Although Karzai also denounced the Taliban for killing civilians, he directed most of his anger at foreign forces.

Police said Friday that a NATO air strike in the southern province of Helmand had killed 25 civilians, along with 20 militants who were firing on NATO and Afghan troops from a walled compound. NATO blamed the insurgents for hiding among civilians and defended the right of its troops to defend themselves.

Last week, 52 civilians died when artillery was fired into Chora, a town in Uruzgan province where NATO troops fought the Taliban for three days.

"You do not fight terrorists by firing a field gun 20 miles into a target," Karzai said. "That is definitely surely bound to cause civilian casualties.

"We want to cooperate with the international community. We are thankful for their help to Afghanistan," Karzai said. "But that does not mean that Afghan lives have no value."

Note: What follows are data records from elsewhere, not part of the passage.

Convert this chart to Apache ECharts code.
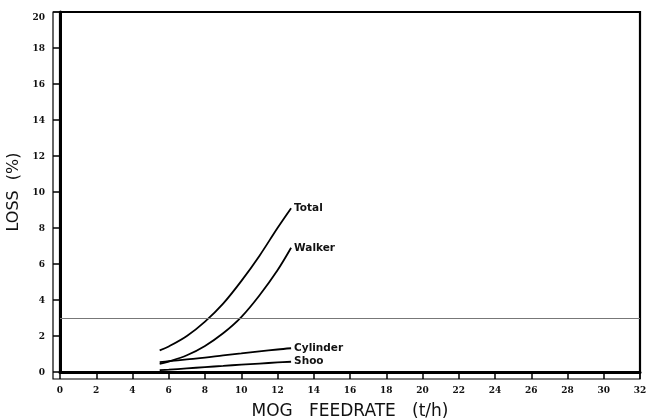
<!DOCTYPE html>
<html>
<head>
<meta charset="utf-8">
<script src="https://cdn.jsdelivr.net/npm/echarts@6/dist/echarts.min.js"></script>
<style>html,body{margin:0;padding:0;background:#fff}#c{width:649px;height:420px}</style>
</head>
<body>
<div id="c"></div>
<script>
const xTicks = [0,2,4,6,8,10,12,14,16,18,20,22,24,26,28,30,32];
const yTicks = [0,2,4,6,8,10,12,14,16,18,20];
const feed = [5.5, 6, 7, 8, 9, 10, 11, 12, 12.75];
const total = [1.2, 1.42, 2.0, 2.8, 3.8, 5.05, 6.45, 8.0, 9.1];
const walker = [0.45, 0.58, 0.93, 1.45, 2.15, 3.05, 4.25, 5.65, 6.9];
const cylinder = [0.55, 0.6, 0.7, 0.8, 0.92, 1.03, 1.14, 1.25, 1.32];
const shoe = [0.1, 0.13, 0.2, 0.27, 0.34, 0.41, 0.47, 0.53, 0.57];
const refLine = 3;
const names = ['Total','Walker','Cylinder','Shoo'];
const values = [total, walker, cylinder, shoe];

const chart = echarts.init(document.getElementById('c'));
const labelFont = {fontFamily:'DejaVu Serif Condensed', fontWeight:'bold', fontSize:10, color:'#111'};
const series = names.map((n,i)=>({
  name:n, type:'line', smooth:0.35, symbol:'none', xAxisIndex:0, yAxisIndex:0,
  data: feed.map((x,j)=>[x, values[i][j]]),
  lineStyle:{color:'#000', width:1.8},
  endLabel:{show:true, formatter:n, fontFamily:'DejaVu Sans', fontWeight:'bold', fontSize:10.5, color:'#111', distance:3},
  markLine: i===0 ? {silent:true, symbol:'none', label:{show:false}, lineStyle:{color:'#777', width:1, type:'solid'}, data:[{yAxis:refLine}]} : undefined
}));
chart.setOption({
  animation:false,
  grid:[
    {left:60, right:9, top:12, bottom:48, outerBoundsMode:'none', containLabel:false, show:true, borderColor:'#000', borderWidth:2.2, z:3},
    {left:53, right:9, top:12, bottom:41, outerBoundsMode:'none', containLabel:false, show:true, borderColor:'#000', borderWidth:1.2, z:2}
  ],
  xAxis:[{
    gridIndex:0, type:'value', min:0, max:32, interval:2, position:'bottom',
    axisLine:{show:true, onZero:false, lineStyle:{color:'#000', width:3}},
    axisTick:{show:true, inside:false, length:7, lineStyle:{color:'#000', width:1.5}},
    axisLabel:Object.assign({margin:13, formatter:v=>String(v)}, labelFont),
    splitLine:{show:false},
    name:'MOG   FEEDRATE   (t/h)', nameLocation:'middle', nameGap:31,
    nameTextStyle:{fontFamily:'DejaVu Sans', fontSize:17, color:'#111'}
  },{
    gridIndex:1, type:'value', min:0, max:1, show:false
  }],
  yAxis:[{
    gridIndex:0, type:'value', min:0, max:20, interval:2, position:'left',
    axisLine:{show:true, onZero:false, lineStyle:{color:'#000', width:3}},
    axisTick:{show:true, inside:false, length:7, lineStyle:{color:'#000', width:1.5}},
    axisLabel:Object.assign({margin:15, verticalAlignMaxLabel:'top', formatter:v=>String(v)}, labelFont),
    splitLine:{show:false},
    name:'LOSS  (%)', nameLocation:'middle', nameGap:12,
    nameTextStyle:{fontFamily:'DejaVu Sans', fontSize:16, color:'#111'}
  },{
    gridIndex:1, type:'value', min:0, max:1, show:false
  }],
  series: series
});
</script>
</body>
</html>
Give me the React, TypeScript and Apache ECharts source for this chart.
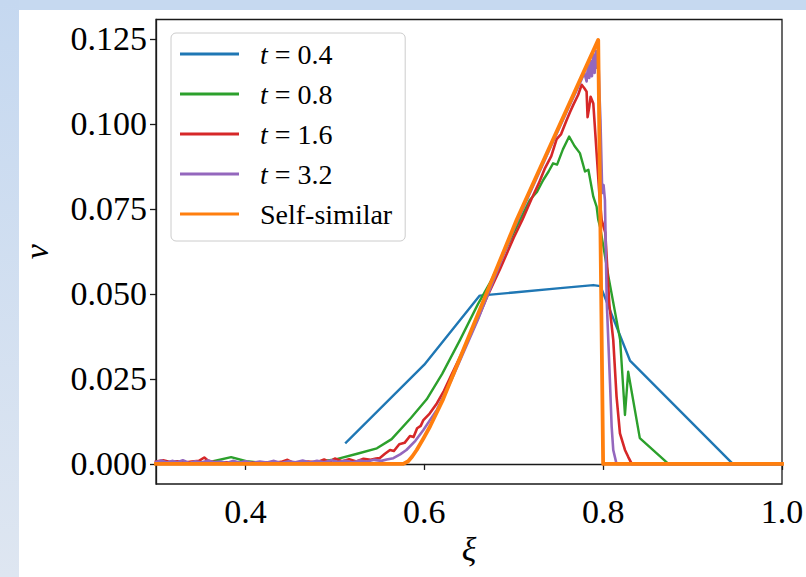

Other fighting reported Saturday left some 20 militants and one coalition soldier dead. The soldier, who died in a firefight in the southern province of Helmand, was not identified.

Separately, the Estonian military said two of its soldiers clearing mines in Helmand were killed in a missile attack there — the first Estonian troops killed in Afghanistan since it joined the NATO force in 2003.

Police said militants killed six Afghan truckers hauling goods to a NATO base in Helmand and burned their vehicles.